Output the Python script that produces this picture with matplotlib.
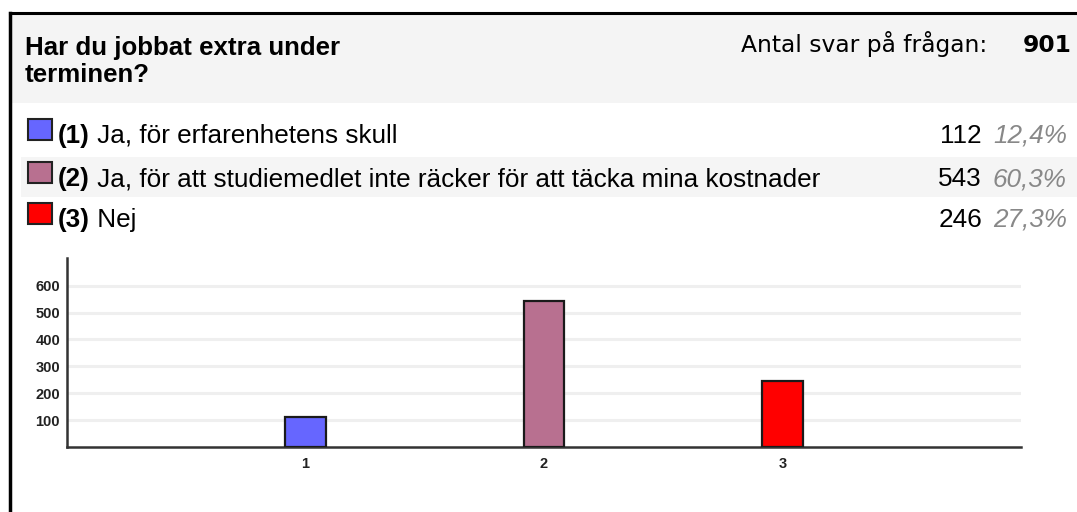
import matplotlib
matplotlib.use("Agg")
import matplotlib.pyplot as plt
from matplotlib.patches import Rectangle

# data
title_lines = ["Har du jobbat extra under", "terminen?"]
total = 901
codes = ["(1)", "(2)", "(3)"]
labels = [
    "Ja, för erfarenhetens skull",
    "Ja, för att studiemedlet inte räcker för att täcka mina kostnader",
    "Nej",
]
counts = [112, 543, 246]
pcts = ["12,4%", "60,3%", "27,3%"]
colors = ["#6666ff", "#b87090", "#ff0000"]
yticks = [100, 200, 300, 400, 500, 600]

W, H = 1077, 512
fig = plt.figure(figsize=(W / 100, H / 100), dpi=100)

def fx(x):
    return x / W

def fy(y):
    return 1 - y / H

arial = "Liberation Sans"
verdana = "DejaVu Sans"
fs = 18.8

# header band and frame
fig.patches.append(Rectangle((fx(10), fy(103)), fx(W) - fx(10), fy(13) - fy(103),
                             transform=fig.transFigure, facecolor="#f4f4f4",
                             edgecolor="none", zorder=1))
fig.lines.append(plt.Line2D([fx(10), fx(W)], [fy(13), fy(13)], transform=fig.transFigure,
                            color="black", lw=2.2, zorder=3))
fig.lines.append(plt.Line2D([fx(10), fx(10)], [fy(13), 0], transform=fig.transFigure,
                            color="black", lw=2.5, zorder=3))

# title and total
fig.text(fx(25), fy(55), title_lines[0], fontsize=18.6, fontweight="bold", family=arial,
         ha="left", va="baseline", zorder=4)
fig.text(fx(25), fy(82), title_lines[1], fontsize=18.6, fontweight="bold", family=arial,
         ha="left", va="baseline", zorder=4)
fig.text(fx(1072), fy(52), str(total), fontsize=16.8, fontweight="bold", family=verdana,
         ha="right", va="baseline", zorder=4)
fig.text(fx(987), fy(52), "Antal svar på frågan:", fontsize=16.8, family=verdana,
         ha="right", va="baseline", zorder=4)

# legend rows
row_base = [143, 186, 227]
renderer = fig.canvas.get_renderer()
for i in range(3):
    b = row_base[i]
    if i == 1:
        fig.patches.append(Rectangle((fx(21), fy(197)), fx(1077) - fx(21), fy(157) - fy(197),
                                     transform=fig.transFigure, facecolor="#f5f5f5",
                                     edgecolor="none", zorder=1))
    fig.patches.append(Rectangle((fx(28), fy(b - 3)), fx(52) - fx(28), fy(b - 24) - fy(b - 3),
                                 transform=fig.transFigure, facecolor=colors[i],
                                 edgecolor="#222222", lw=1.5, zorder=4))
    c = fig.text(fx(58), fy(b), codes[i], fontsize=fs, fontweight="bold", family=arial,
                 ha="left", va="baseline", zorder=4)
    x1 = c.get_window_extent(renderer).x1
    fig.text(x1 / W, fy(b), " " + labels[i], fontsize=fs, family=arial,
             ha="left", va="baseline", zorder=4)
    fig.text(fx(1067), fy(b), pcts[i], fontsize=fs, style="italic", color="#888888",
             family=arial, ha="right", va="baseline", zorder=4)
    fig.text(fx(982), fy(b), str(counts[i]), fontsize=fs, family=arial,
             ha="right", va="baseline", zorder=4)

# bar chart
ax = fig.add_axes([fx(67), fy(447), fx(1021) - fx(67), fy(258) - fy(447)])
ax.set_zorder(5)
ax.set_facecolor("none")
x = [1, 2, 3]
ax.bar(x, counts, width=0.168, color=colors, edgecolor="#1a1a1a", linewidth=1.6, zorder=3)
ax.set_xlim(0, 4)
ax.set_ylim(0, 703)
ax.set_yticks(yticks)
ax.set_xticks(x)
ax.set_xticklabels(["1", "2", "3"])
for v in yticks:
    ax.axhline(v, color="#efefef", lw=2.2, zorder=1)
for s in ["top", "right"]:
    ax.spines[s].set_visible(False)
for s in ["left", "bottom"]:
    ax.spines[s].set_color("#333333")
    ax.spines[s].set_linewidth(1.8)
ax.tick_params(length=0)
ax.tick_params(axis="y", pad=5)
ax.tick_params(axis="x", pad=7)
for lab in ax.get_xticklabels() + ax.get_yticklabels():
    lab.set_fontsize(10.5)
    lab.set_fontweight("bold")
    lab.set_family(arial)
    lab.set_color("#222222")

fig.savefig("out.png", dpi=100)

####

» Required work
Extract lines where the string "matplotlib" occurs.

» Solution for this exercise
Output the Python script that produces this picture with matplotlib.
import matplotlib
matplotlib.use("Agg")
import matplotlib.pyplot as plt
from matplotlib.patches import Rectangle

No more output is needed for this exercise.